The event is organized by Women’s March Geneva, the volunteer-led grassroots body that arranged a human rights march in the city on January 21st, the day after US President Trump’s inauguration.
The march was one of multiple ‘sister’ marches held in cities across the world in protest at Trump’s comments on women, immigrants, the disabled and climate change, among other things.
Over 2,000 people turned out to the Geneva event – more than the expected 700 – while millions participated worldwide.
Ahead of the march organizer Karen Olson told The Local that it may not be a one-off but could spell the beginning of a movement with a future life.
As a result, Geneva’s second event, planned for International Women’s Day on March 8th, asks women across Switzerland to highlight the gender pay gap.
On that day women are asked to leave work at 3.20pm, 20 percent earlier than the typical work day, “to highlight the time each day that women go unpaid compared to their male counterparts,” organizers said in a statement.
Participants are asked to post a photo of themselves with a clock showing the hour of 3.20pm and the hashtags #20percentearly and #equalpay.
From 3.30pm to 5pm a gathering for yoga and meditation will be held at the Bains de Paquis in Geneva.
“Swiss law mandates equal pay for women and men, yet women in Switzerland earn 20% less on average than men for the same work,” Olson told The Local on Wednesday.

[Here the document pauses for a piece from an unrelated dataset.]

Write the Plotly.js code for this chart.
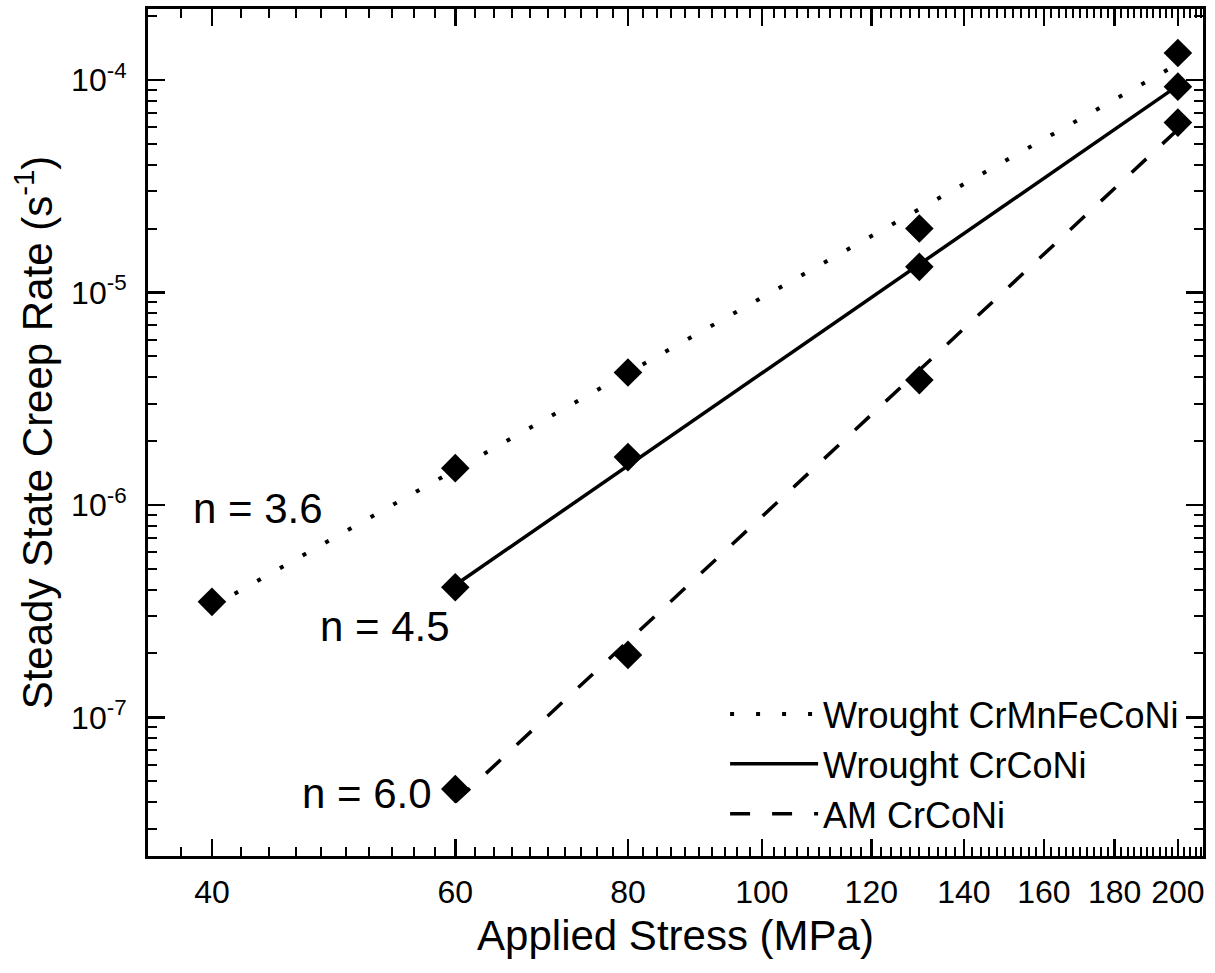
<!DOCTYPE html>
<html><head><meta charset="utf-8">
<script src="https://cdn.plot.ly/plotly-3.0.1.min.js"></script>
<style>html,body{margin:0;padding:0;background:#fff}#chart{width:1215px;height:973px}</style>
</head><body><div id="chart"></div>
<script>
// Measured creep data (applied stress in MPa, steady-state creep rate in 1/s)
const stressCrMnFeCoNi = [40, 60, 80, 130, 200];
const rateCrMnFeCoNi   = [3.5e-7, 1.49e-6, 4.2e-6, 2.0e-5, 1.34e-4];
const stressCrCoNi     = [60, 80, 130, 200];
const rateCrCoNi       = [4.1e-7, 1.68e-6, 1.32e-5, 9.3e-5];
const stressAM         = [60, 80, 130, 200];
const rateAM           = [4.6e-8, 1.97e-7, 3.87e-6, 6.3e-5];

// Power-law fit line end points
const fitStressCrMnFeCoNi = [40, 200];
const fitRateCrMnFeCoNi   = [3.33e-7, 1.19e-4];
const fitStressCrCoNi     = [60, 200];
const fitRateCrCoNi       = [4.2e-7, 9.4e-5];
const fitStressAM         = [60, 200];
const fitRateAM           = [4.0e-8, 5.85e-5];

const seriesNames    = ['Wrought CrMnFeCoNi', 'Wrought CrCoNi', 'AM CrCoNi'];
const exponentLabels = ['n = 3.6', 'n = 4.5', 'n = 6.0'];

const xTickVals = [40, 60, 80, 100, 120, 140, 160, 180, 200];
const xTickText = ['40', '60', '80', '100', '120', '140', '160', '180', '200'];
const yTickVals = [1e-7, 1e-6, 1e-5, 1e-4];
const yTickText = ['10<sup>-7</sup>', '10<sup>-6</sup>', '10<sup>-5</sup>', '10<sup>-4</sup>'];

// minor tick positions
const xMinor = [];
for (let v = 38; v <= 208; v += 2) if (xTickVals.indexOf(v) < 0) xMinor.push(v);
const yMinor = [];
for (let e = -8; e <= -4; e++) for (let d = 2; d <= 9; d++) yMinor.push(d * Math.pow(10, e));

const FONT = 'Liberation Sans, Arial, Helvetica, sans-serif';
const MS = 22;

const traces = [
  {x: fitStressCrMnFeCoNi, y: fitRateCrMnFeCoNi, name: seriesNames[0], mode: 'lines',
   line: {color: 'black', width: 4, dash: '4px,22px'}, hoverinfo: 'skip'},
  {x: fitStressCrCoNi, y: fitRateCrCoNi, name: seriesNames[1], mode: 'lines',
   line: {color: 'black', width: 3.5, dash: 'solid'}, hoverinfo: 'skip'},
  {x: fitStressAM, y: fitRateAM, name: seriesNames[2], mode: 'lines',
   line: {color: 'black', width: 3.5, dash: '20px,22px'}, hoverinfo: 'skip'},
  {x: stressCrMnFeCoNi, y: rateCrMnFeCoNi, mode: 'markers', showlegend: false,
   marker: {symbol: 'diamond', size: MS, color: 'black'}},
  {x: stressCrCoNi, y: rateCrCoNi, mode: 'markers', showlegend: false,
   marker: {symbol: 'diamond', size: MS, color: 'black'}},
  {x: stressAM, y: rateAM, mode: 'markers', showlegend: false,
   marker: {symbol: 'diamond', size: MS, color: 'black'}},
  // empty trace so the mirrored (top/right) tick axes are drawn
  {x: [null], y: [null], xaxis: 'x2', yaxis: 'y2', mode: 'markers', showlegend: false, hoverinfo: 'skip'}
];

const tickCommon = {
  ticks: 'inside', ticklen: 17, tickwidth: 2.5, tickcolor: 'black',
  showgrid: false, zeroline: false, automargin: false
};
const xRange = [1.5558, 2.3192];
const yRange = [-7.652, -3.666];
const xMinorCfg = {tickmode: 'array', tickvals: xMinor, ticks: 'inside', ticklen: 9, tickwidth: 2, tickcolor: 'black', showgrid: false};
const yMinorCfg = {tickmode: 'array', tickvals: yMinor, ticks: 'inside', ticklen: 9, tickwidth: 2, tickcolor: 'black', showgrid: false};

const layout = {
  width: 1215, height: 973,
  margin: {l: 148, r: 12, t: 9, b: 117},
  paper_bgcolor: 'white', plot_bgcolor: 'white',
  font: {family: FONT, color: 'black'},
  showlegend: true,
  xaxis: Object.assign({}, tickCommon, {
    type: 'log', range: xRange, showline: true, linewidth: 3, linecolor: 'black', mirror: true,
    tickmode: 'array', tickvals: xTickVals, ticktext: xTickText,
    tickfont: {size: 32, family: FONT}, ticklabelstandoff: 6,
    minor: xMinorCfg,
    title: {text: 'Applied Stress (MPa)', font: {size: 42, family: FONT}, standoff: 12}
  }),
  yaxis: Object.assign({}, tickCommon, {
    type: 'log', range: yRange, showline: true, linewidth: 3, linecolor: 'black', mirror: true,
    tickmode: 'array', tickvals: yTickVals, ticktext: yTickText,
    tickfont: {size: 32, family: FONT}, ticklabelstandoff: 12,
    minor: yMinorCfg,
    title: {text: 'Steady State Creep Rate (s<sup>-1</sup>)', font: {size: 42, family: FONT}, standoff: 6}
  }),
  xaxis2: Object.assign({}, tickCommon, {
    type: 'log', range: xRange, overlaying: 'x', side: 'top', anchor: 'y2', showline: false,
    tickmode: 'array', tickvals: xTickVals, showticklabels: false, minor: xMinorCfg
  }),
  yaxis2: Object.assign({}, tickCommon, {
    type: 'log', range: yRange, overlaying: 'y', side: 'right', anchor: 'x2', showline: false,
    tickmode: 'array', tickvals: yTickVals, showticklabels: false, minor: yMinorCfg
  }),
  legend: {
    x: 0.547, xanchor: 'left', y: 0.014, yanchor: 'bottom',
    bgcolor: 'rgba(0,0,0,0)', borderwidth: 0,
    font: {size: 36, family: FONT, color: 'black'},
    itemwidth: 88, tracegroupgap: 0
  },
  annotations: [
    {xref: 'paper', yref: 'paper', x: 0.1043, y: 0.4097, text: exponentLabels[0], showarrow: false,
     font: {size: 42, family: FONT}, xanchor: 'center', yanchor: 'middle'},
    {xref: 'paper', yref: 'paper', x: 0.2246, y: 0.2715, text: exponentLabels[1], showarrow: false,
     font: {size: 42, family: FONT}, xanchor: 'center', yanchor: 'middle'},
    {xref: 'paper', yref: 'paper', x: 0.2076, y: 0.0732, text: exponentLabels[2], showarrow: false,
     font: {size: 42, family: FONT}, xanchor: 'center', yanchor: 'middle'}
  ]
};

Plotly.newPlot('chart', traces, layout, {displayModeBar: false, staticPlot: true});
</script>
</body></html>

“We are choosing to draw attention to this anomaly by taking control of the time for which we are not paid each workday with our women’s walkout.”
“Clearly, the time is past for Swiss women to accept lower pay for the same work as their male counterparts,” she added, saying the walkout is aimed to be an annual event “until the day we have eliminated the gender pay gap.”
The event is held in support of an ‘international women’s strike’ taking place in 30 countries, where women are encouraged to take the day off from paid or unpaid work and announce their action on social media.
“While we have chosen not to strike on March 8th, we are asking our members to wear red that day to demonstrate their solidarity with the strike,” Olson told The Local.
Recent Eurostat figures showed that Switzerland has one of the largest gender pay gaps in Europe, with women earning 19.3 percent less than their male colleagues, worse than the European average of 16.4 percent.
Vivian Fankhauser-Feitknecht of Alliance F, an umbrella organization for women's associations in Switzerland, told The Local in October that the wage gap was exacerbated by the prevalence of gender stereotypes in Switzerland.
“Career choices are still very much determined by patterns that are influenced or prescribed by society. Women's working lives are characterized by unpaid work, career interruptions or part-time work,” she said.
“There is still a lack of strategic involvement from the media on this matter and the topic does not receive sufficient attention in schools.”
To date, awareness-raising has had little impact, and successes only occur when mandatory measures are imposed, she added.
In September 2016 ten cantons signed a charter vowing to combat salary inequality in public sector jobs through wage-monitoring.